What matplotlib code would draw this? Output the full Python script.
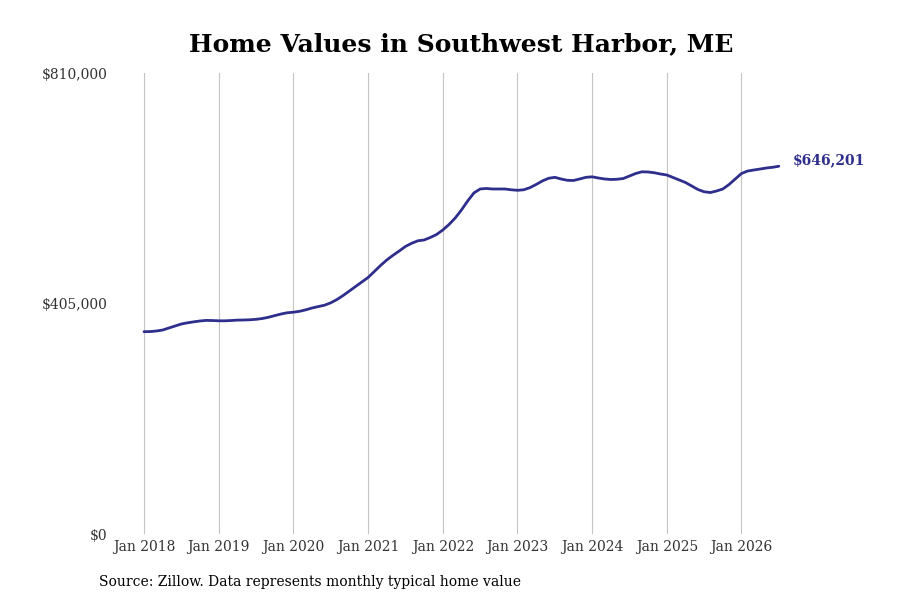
import matplotlib
matplotlib.use("Agg")
import matplotlib.pyplot as plt
import numpy as np

plt.rcParams['font.family'] = ['DejaVu Serif']

start_year = 2018
values = [
    355500, 355700, 356700, 358400, 362000, 365500, 369000, 371100, 372800, 374300,
    375300, 375100, 374600, 374600, 375100, 375800, 376000, 376400, 377200, 378600,
    380800, 383700, 386500, 388700, 389700, 391300, 393900, 397100, 399600, 402000,
    406200, 412000, 419100, 427000, 434900, 442800, 450700, 461200, 471800, 481400,
    489700, 497200, 505200, 510800, 515200, 516600, 521000, 526200, 534100, 543800,
    555200, 569300, 585100, 599200, 606200, 607100, 606200, 606200, 606200, 604800,
    603900, 604800, 608500, 614100, 620300, 625000, 626700, 623800, 621500, 621100,
    623800, 626700, 627600, 625500, 623800, 622900, 623300, 624600, 629000, 633400,
    636400, 636100, 634700, 632500, 630800, 626400, 622000, 617600, 611500, 605300,
    601300, 600000, 602700, 606200, 614100, 623800, 633400, 637800, 639600, 641300,
    643100, 644300, 646201,
]
tick_labels = ["Jan 2018", "Jan 2019", "Jan 2020", "Jan 2021", "Jan 2022",
               "Jan 2023", "Jan 2024", "Jan 2025", "Jan 2026"]
y_ticks = [0, 405000, 810000]
y_tick_labels = ["$0", "$405,000", "$810,000"]
last_label = "$646,201"

line_color = "#2e2e8c"

fig = plt.figure(figsize=(9, 6), dpi=100)
ax = fig.add_axes([120/900, 1-534/600, 680/900, (534-73)/600])

x = np.arange(len(values))
ax.plot(x, values, color=line_color, linewidth=2.0, solid_capstyle='round')

ax.set_ylim(0, 810000)
ax.set_xlim(-3.86, 105.4)
tick_pos = [12*i for i in range(len(tick_labels))]
ax.set_xticks(tick_pos)
ax.set_xticklabels(tick_labels, fontsize=10, color="#333333")
ax.set_yticks(y_ticks)
ax.set_yticklabels(y_tick_labels, fontsize=10, color="#333333")
ax.tick_params(axis='both', length=0)
ax.tick_params(axis='y', pad=9)
ax.tick_params(axis='x', pad=4)
for s in ax.spines.values():
    s.set_visible(False)
ax.grid(axis='x', color="#c4c4c4", linewidth=0.8)
ax.grid(axis='y', visible=False)
ax.set_axisbelow(True)

ax.annotate(last_label, xy=(x[-1], values[-1]), xytext=(10, 4),
            textcoords='offset points', fontsize=10, fontweight='bold',
            color=line_color, va='center', ha='left')

fig.text(461/900, 1-44/600, "Home Values in Southwest Harbor, ME",
         ha='center', va='center', fontsize=18, fontweight='bold', color='black')
fig.text(99/900, 1-582/600, "Source: Zillow. Data represents monthly typical home value",
         ha='left', va='center', fontsize=10, color='black')

fig.savefig("out.png", dpi=100, facecolor='white')
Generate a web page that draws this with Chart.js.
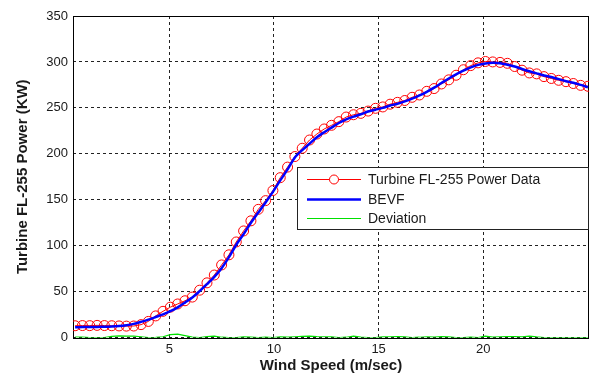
<!DOCTYPE html>
<html><head><meta charset="utf-8">
<script src="https://cdn.jsdelivr.net/npm/chart.js@4.4.0/dist/chart.umd.min.js"></script>
<style>html,body{margin:0;padding:0;background:#fff;}#wrap{position:relative;width:600px;height:377px;}</style>
</head><body><div id="wrap"><canvas id="c" width="600" height="377"></canvas></div>
<script>
const windSpeed = [0.5,0.85,1.2,1.55,1.9,2.25,2.6,2.95,3.3,3.65,4,4.35,4.7,5.05,5.4,5.75,6.1,6.45,6.8,7.15,7.5,7.85,8.2,8.55,8.9,9.25,9.6,9.95,10.3,10.65,11,11.35,11.7,12.05,12.4,12.75,13.1,13.45,13.8,14.15,14.5,14.85,15.2,15.55,15.9,16.25,16.6,16.95,17.3,17.65,18,18.35,18.7,19.05,19.4,19.75,20.1,20.45,20.8,21.15,21.5,21.85,22.2,22.55,22.9,23.25,23.6,23.95,24.3,24.65,25];
const powerData = [12.8,13.0,12.9,13.2,13.0,12.8,12.6,12.4,12.5,14.0,
17.5,23.5,28.5,33.0,36.5,40.0,44.0,51.5,59.5,68.0,
79.0,90.0,104.0,116.0,127.0,139.5,149.0,160.0,174.0,185.5,
197.0,206.0,215.0,221.5,227.0,231.0,235.0,240.0,242.5,244.0,
246.5,249.5,251.0,254.0,256.0,258.0,261.5,264.0,268.0,271.0,
276.0,280.5,285.5,291.5,296.0,299.0,300.5,300.0,299.5,298.5,
295.0,291.0,288.0,287.0,284.0,282.0,280.0,278.5,276.5,274.5,
273.5];
const bevfFit = [11.2,11.3,11.4,11.5,11.7,12.0,12.5,13.4,14.8,17.0,
19.5,22.3,25.2,28.6,32.8,38.0,43.5,50.5,58.0,66.0,
75.5,87.5,101,112.5,125,136,147,158.5,171,183,
196,204,211,218,223.5,228.5,233.5,237.5,240.5,243,
246,248,250,252.5,254.5,257,260,263.5,267.5,272,
277,282,286.5,290.5,294,296.8,298.3,299,298.6,297,
295,292.3,289.8,287.5,285.3,283.5,281.3,279,277.3,275,
272.5];
const deviation = [0.5,0.3,0,0,0,1.2,1.8,1.5,1.6,0.8,
0,0.2,0.8,3.2,3.6,2.0,0.5,0,1.0,1.4,
0.3,0,0,0.6,0.4,0,0.3,0,0.6,0.5,
0.8,1.2,1.5,1.0,0.8,0.7,0,0.3,1.5,0.4,
0,0,0.6,0.8,0.9,0.6,0,0.3,0.8,0.4,
0.9,0.6,0,0,0.4,0,1.5,0.4,0.8,1.0,
0.9,0.6,1.6,0.7,0,0,0,0,0,0,
0];
const xTickValues = [5,10,15,20];
const yTickValues = [0,50,100,150,200,250,300,350];
const seriesNames = ['Turbine FL-255 Power Data','BEVF','Deviation'];
const xTitle = 'Wind Speed (m/sec)';
const yTitle = 'Turbine FL-255 Power (KW)';

const FONT = 'Arial, "Liberation Sans", Helvetica, sans-serif';
const TXT = '#1a1a1a';
const toXY = ys => windSpeed.map((x,i)=>({x:x,y:ys[i]}));

const framePlugin = {
  id:'frame',
  beforeDatasetsDraw(chart){
    const {ctx, chartArea:a} = chart;
    ctx.save();
    ctx.strokeStyle = '#000'; ctx.lineWidth = 1; ctx.setLineDash([]);
    ctx.strokeRect(Math.round(a.left)+0.5, Math.round(a.top)+0.5, Math.round(a.right-a.left)-1, Math.round(a.bottom-a.top));
    ctx.restore();
  }
};

const legendPlugin = {
  id:'boxLegend',
  afterDraw(chart){
    const ctx = chart.ctx;
    const bx = 297.5, by = 167.5, bw = 291, bh = 62;
    ctx.save();
    ctx.fillStyle = '#fff'; ctx.fillRect(bx,by,bw,bh);
    ctx.strokeStyle = '#222'; ctx.lineWidth = 1; ctx.setLineDash([]);
    ctx.strokeRect(bx,by,bw,bh);
    const rows = [179,199,218];
    const x0 = 307, x1 = 361, tx = 368;
    chart.data.datasets.slice().sort((p,q)=>q.order-p.order).forEach((ds,i)=>{
      const y = rows[i];
      ctx.strokeStyle = ds.borderColor; ctx.lineWidth = ds.borderWidth;
      ctx.beginPath(); ctx.moveTo(x0,y+0.5); ctx.lineTo(x1,y+0.5); ctx.stroke();
      if (ds.pointRadius > 0) {
        ctx.lineWidth = 1; ctx.fillStyle = '#fff';
        ctx.beginPath(); ctx.arc((x0+x1)/2, y+0.5, 4.5, 0, Math.PI*2); ctx.fill(); ctx.stroke();
      }
      ctx.fillStyle = TXT; ctx.font = '14px ' + FONT; ctx.textBaseline = 'middle'; ctx.textAlign = 'left';
      ctx.fillText(ds.label, tx, y+1);
    });
    ctx.restore();
  }
};

new Chart(document.getElementById('c'), {
  type:'line',
  data:{datasets:[
    {label:seriesNames[0], data:toXY(powerData), borderColor:'#ff0000', borderWidth:1, pointRadius:5, pointHoverRadius:5,
     pointBorderColor:'#ff0000', pointBackgroundColor:'rgba(0,0,0,0)', pointBorderWidth:1, tension:0, order:3},
    {label:seriesNames[1], data:toXY(bevfFit), borderColor:'#0000ff', borderWidth:2.5, pointRadius:0, tension:0.3, order:2},
    {label:seriesNames[2], data:toXY(deviation), borderColor:'#00e000', borderWidth:1.2, pointRadius:0, tension:0, order:1}
  ]},
  options:{
    responsive:false, animation:false, devicePixelRatio:1,
    layout:{padding:{top:16,right:11,left:0,bottom:0}},
    plugins:{legend:{display:false}, tooltip:{enabled:false}},
    scales:{
      x:{type:'linear', min:0.4, max:25.05,
        afterBuildTicks:s=>{s.ticks = xTickValues.map(v=>({value:v}));},
        afterFit:s=>{s.height = 39.5;},
        ticks:{font:{family:FONT,size:13}, color:TXT, padding:4, maxRotation:0, autoSkip:false},
        grid:{color:'#222', lineWidth:1, drawTicks:false},
        border:{display:false, dash:[3,3]},
        title:{display:true, text:xTitle, color:TXT, font:{family:FONT,size:15,weight:'bold'}, padding:{top:0,bottom:2}}
      },
      y:{type:'linear', min:0, max:350,
        afterBuildTicks:s=>{s.ticks = yTickValues.map(v=>({value:v}));},
        afterFit:s=>{s.width = 73;},
        ticks:{font:{family:FONT,size:13}, color:TXT, padding:5, autoSkip:false},
        grid:{color:'#222', lineWidth:1, drawTicks:false},
        border:{display:false, dash:[3,3]},
        title:{display:true, text:yTitle, color:TXT, font:{family:FONT,size:15,weight:'bold'}, padding:{top:14,bottom:0}}
      }
    }
  },
  plugins:[framePlugin, legendPlugin]
});
</script></body></html>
------------------------------------------------------------------------
**Required task**
Extract from the data every line where "script" shows up.

**The result**
What matplotlib code would draw this? Output the full Python script.
<script src="https://cdn.jsdelivr.net/npm/chart.js@4.4.0/dist/chart.umd.min.js"></script>
<script>
</script></body></html>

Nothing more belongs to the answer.